In North Carolina, an individual can still be charged with a DWI, even though they were below the legal limit. This occurs where a police officer has observed an individual driving in a manner that indicates they are impaired. This means that even though they weren’t legally impaired, they were not capable, in the officer’s opinion, of maintaining their physical and mental capacities enough to drive in a normal manner.
Since this type of arrest relies on the subjective opinion of the arresting officer, there is generally a better chance of fighting the charge.
Learn more about DWI misconceptions here.
Can I be arrested for a DWI even though the vehicle was not moving and in park?
Yes, a person can be arrested for a DWI in a non-moving vehicle that is in park.
Under North Carolina law, a person can be charged for a DWI as long as a vehicle is under their control. This means that regardless of whether the car was moving or not, the person could still be considered in control of the vehicle if they were in the driver’s seat with the motor on.
Learn more about DWI misconceptions here.
What if I was stopped for another traffic infraction, but got charged with a DWI?
As long as the reason for pulling you over is legitimate, an officer can conduct a DWI investigation if he has reasonable suspicion about the driver’s impairment.
Can I get a DWI on a bike?
Yes, an individual can receive a DWI while riding a bike. Under the DWI statute, one the elements only states that a person must have been “driving a vehicle.”
Under NC law, a bike is considered a vehicle for DWI purposes.
Learn more about DWI misconceptions here
What tests can the police officer make me undergo?
If you have been stopped by a police officer for suspicion of Driving While Impaired (DWI), you may be asked to undergo two types of tests: field sobriety tests (FST) and chemical analysis tests.
Field sobriety tests are tests that an officer can ask you to perform that display how well you have control of your physical and mental capacities. The more of these tests that you fail, the higher the probability that you are impaired, in the officer’s opinion. Additionally, these tests can be used as evidence at trial to prove your impairment.
There are two types of FSTs: Standardized Field Sobriety Tests and Non-Standardized Field Sobriety Tests.
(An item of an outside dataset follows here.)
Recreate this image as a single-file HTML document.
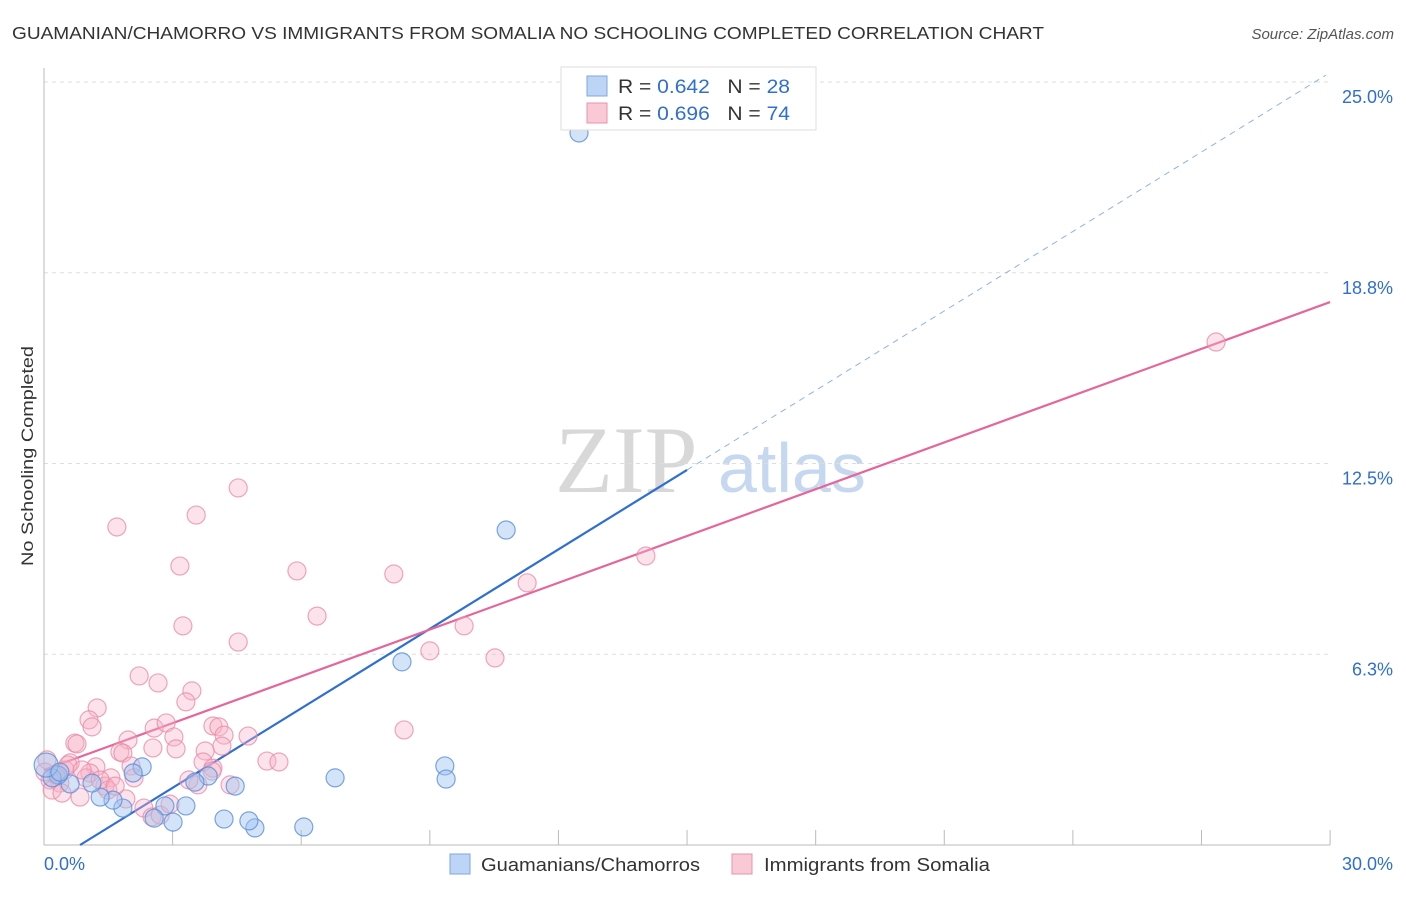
<!DOCTYPE html>
<html><head><meta charset="utf-8"><style>
body{margin:0;background:#fff;font-family:"Liberation Sans",sans-serif}
svg text{font-family:"Liberation Sans",sans-serif}
</style></head><body>
<svg id="c" width="1406" height="892">
<text x="12" y="39" font-size="17.5" fill="#333" textLength="1032" lengthAdjust="spacingAndGlyphs">GUAMANIAN/CHAMORRO VS IMMIGRANTS FROM SOMALIA NO SCHOOLING COMPLETED CORRELATION CHART</text>
<text x="1394" y="39" font-size="15" fill="#555" text-anchor="end" font-style="italic">Source: ZipAtlas.com</text>
<text x="0" y="0" transform="translate(33,456) rotate(-90)" font-size="17" fill="#333" text-anchor="middle" textLength="220" lengthAdjust="spacingAndGlyphs">No Schooling Completed</text>
<g>
<text x="555" y="492" font-size="95" fill="#d8d8d8" font-family="Liberation Serif" style="font-family:'Liberation Serif',serif">ZIP</text>
<text x="718" y="492" font-size="70" fill="#c5d8f0">atlas</text>
</g>
<g id="grid"></g><g id="axes"></g><g id="lines"></g><g id="pts"></g>
<g>
<rect x="561" y="67" width="255" height="63" fill="#fff" stroke="#ddd"/>
<rect x="587" y="76" width="20" height="20" fill="#bcd4f6" stroke="#7ea7e0"/>
<text x="618" y="93" font-size="19" fill="#333" textLength="172" lengthAdjust="spacingAndGlyphs">R = <tspan fill="#2f6fd1">0.642</tspan>&#160;&#160;&#160;N = <tspan fill="#2f6fd1">28</tspan></text>
<rect x="587" y="103" width="20" height="20" fill="#f9c9d6" stroke="#e993ab"/>
<text x="618" y="120" font-size="19" fill="#333" textLength="172" lengthAdjust="spacingAndGlyphs">R = <tspan fill="#2f6fd1">0.696</tspan>&#160;&#160;&#160;N = <tspan fill="#2f6fd1">74</tspan></text>
</g>
<g>
<rect x="450" y="854" width="20" height="20" fill="#bcd4f6" stroke="#7ea7e0"/>
<text x="481" y="871" font-size="18" fill="#333" textLength="219" lengthAdjust="spacingAndGlyphs">Guamanians/Chamorros</text>
<rect x="732" y="854" width="20" height="20" fill="#f9c9d6" stroke="#e993ab"/>
<text x="764" y="871" font-size="18" fill="#333" textLength="226" lengthAdjust="spacingAndGlyphs">Immigrants from Somalia</text>
</g>
</svg>
<script>
const yTicks=[25,18.75,12.5,6.25];
const yTickLabels=["25.0%","18.8%","12.5%","6.3%"];
const xTickLabels=["0.0%","30.0%"];
const blueX=[12.48,10.78,8.35,9.35,9.38,6.79,6.06,4.92,4.78,4.20,4.46,3.83,3.31,3.01,2.82,2.57,2.29,2.08,1.84,1.61,1.31,1.12,0.61,0.33,0.19,0.05,0.37,3.52];
const blueY=[23.33,10.32,6.00,2.59,2.16,2.20,0.59,0.56,0.79,0.85,1.93,2.26,1.28,0.75,1.28,0.88,2.56,2.36,1.21,1.47,1.57,2.03,2.00,2.29,2.20,2.62,2.39,2.06];
const pinkX=[27.34,14.04,11.27,9.80,10.52,9.00,8.40,8.16,5.90,6.37,4.53,4.53,3.55,3.17,3.24,1.70,2.22,2.66,3.45,3.31,1.24,1.05,1.12,0.72,0.77,1.96,1.77,1.84,2.57,2.85,3.03,2.54,3.08,3.94,4.08,4.20,4.15,4.76,3.76,3.71,3.94,5.20,5.48,2.03,2.10,1.56,1.42,1.21,1.07,0.98,0.61,0.49,0.37,0.28,0.14,0.07,0.19,0.42,0.84,1.49,1.91,2.33,2.52,2.71,2.94,3.59,3.38,4.34,3.92,0.56,0.89,1.31,1.66,0.02];
const pinkY=[16.48,9.47,8.59,7.18,6.13,6.36,3.77,8.88,8.98,7.50,6.65,11.70,10.81,9.14,7.18,10.42,5.54,5.31,5.05,4.69,4.49,4.10,3.87,3.34,3.31,3.44,3.05,3.01,3.83,4.00,3.54,3.18,3.15,3.90,3.87,3.60,3.24,3.57,3.08,2.72,2.52,2.75,2.72,2.59,2.20,2.20,1.93,2.56,2.36,2.20,2.69,2.46,2.03,2.29,2.13,2.79,1.80,1.70,1.57,1.80,1.51,1.21,0.92,0.98,1.34,1.97,2.13,1.97,2.42,2.62,2.46,2.13,1.93,2.39];
const blueLine=[-0.73,0.868]; // intercept, slope
const pinkLine=[2.46,0.511];
const NS="http://www.w3.org/2000/svg";
const X=v=>44+v*42.87, Y=v=>845-v*30.52;
function mk(p,t,a){const e=document.createElementNS(NS,t);for(const k in a)e.setAttribute(k,a[k]);document.getElementById(p).appendChild(e);return e;}
yTicks.forEach((t,i)=>{
 let g=mk('grid','line',{x1:44,x2:1330,y1:Y(t),y2:Y(t),stroke:'#ddd','stroke-dasharray':'4,4'});
 
 
 let l=mk('axes','text',{x:1393,y:Y(t)+21,'font-size':18,fill:'#2f6fd1','text-anchor':'end'});l.textContent=yTickLabels[i];
 
 
});
let ax=mk('axes','line',{x1:44,x2:44,y1:68,y2:845,stroke:'#bbb'});


let bx=mk('axes','line',{x1:44,x2:1330,y1:845,y2:845,stroke:'#bbb'});


for(let i=1;i<=10;i++){let t=mk('axes','line',{x1:X(i*3),x2:X(i*3),y1:830,y2:845,stroke:'#bbb'});
 
 }
let x0=mk('axes','text',{x:44,y:870,'font-size':18,fill:'#2f6fd1'});x0.textContent=xTickLabels[0];


let x1=mk('axes','text',{x:1393,y:870,'font-size':18,fill:'#2f6fd1','text-anchor':'end'});x1.textContent=xTickLabels[1];


pinkX.forEach((v,i)=>{let c=mk('pts','circle',{cx:X(v),cy:Y(pinkY[i]),r:9,fill:'rgba(248,180,200,0.38)',stroke:'rgba(232,138,165,0.75)','stroke-width':1.2});
 
 });
blueX.forEach((v,i)=>{let c=mk('pts','circle',{cx:X(v),cy:Y(blueY[i]),r:i==25?12:9,fill:'rgba(160,195,240,0.45)',stroke:'rgba(91,143,217,0.8)','stroke-width':1.2});
 
 });
const bx0=-blueLine[0]/blueLine[1];
let b1=mk('lines','line',{x1:X(bx0),y1:Y(0),x2:X(15),y2:Y(blueLine[0]+blueLine[1]*15),stroke:'#2f6fd1','stroke-width':2.2});


let b2=mk('lines','line',{x1:X(15),y1:Y(blueLine[0]+blueLine[1]*15),x2:X(29.9),y2:Y(blueLine[0]+blueLine[1]*29.9),stroke:'#8fb2e6','stroke-width':1,'stroke-dasharray':'6,5'});


let p1=mk('lines','line',{x1:X(0),y1:Y(pinkLine[0]),x2:X(30),y2:Y(pinkLine[0]+pinkLine[1]*30),stroke:'#e5679a','stroke-width':2.2});


</script>
</body></html>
The three Standardized Field Sobriety Tests are:
- The Walk-and-Turn Test;
- The One-Leg-Stand Test; and
- The Horizontal Gaze Nystagmus Test.
The Non-Standardized Tests include:
- The Finger Dexterity Test;
- The Alphabet Test; and
- The Romberg Balance Test.
For these tests to be effective, police officers must strictly comply with the required procedures when performing the Standardized Field Sobriety Tests. If your attorney can show that the officer did not strictly comply, doubt can be shown as to your alleged impairment, making it more difficult for the state to prove your guilt at trial.
Chemical analysis tests can be blowing into a breathalyzer, having blood drawn, or providing a urine sample. In North Carolina, as a requirement of obtaining a driver’s license, you have given implied consent for these tests.
Learn more about attacking the Horizontal Gaze Nystagmus Test and the Walk-and-Turn Sobriety Test.
What evidence does the police officer need to arrest me for a DWI?
For a police officer to arrest an individual for Driving While Impaired (DWI), the officer must consider the following three types of evidence:
- Observations of behavior in general;
- Utilization of field sobriety tests; and
- Chemical analysis tests in the form of breath, blood, or urine.
When considering these three forms of evidence, the officer must decide whether looking at the totality of the circumstances gives him enough probable or reasonable cause to arrest the individual. It is important to note that probable or reasonable cause is a much lower standard of proof then what will be required to show guilt in a trial, which is proof beyond a reasonable doubt.
Can the police use random DWI checkpoints in North Carolina?
Yes. The Supreme Court has said that the use of random DWI checkpoints is valid under the Constitution.
The Supreme Court justified this by looking at the amount of crashes and fatalities that result from impaired driving. Since there is a substantial government interest in preventing and reducing these problems, the police were granted the power to set up random DWI checkpoints.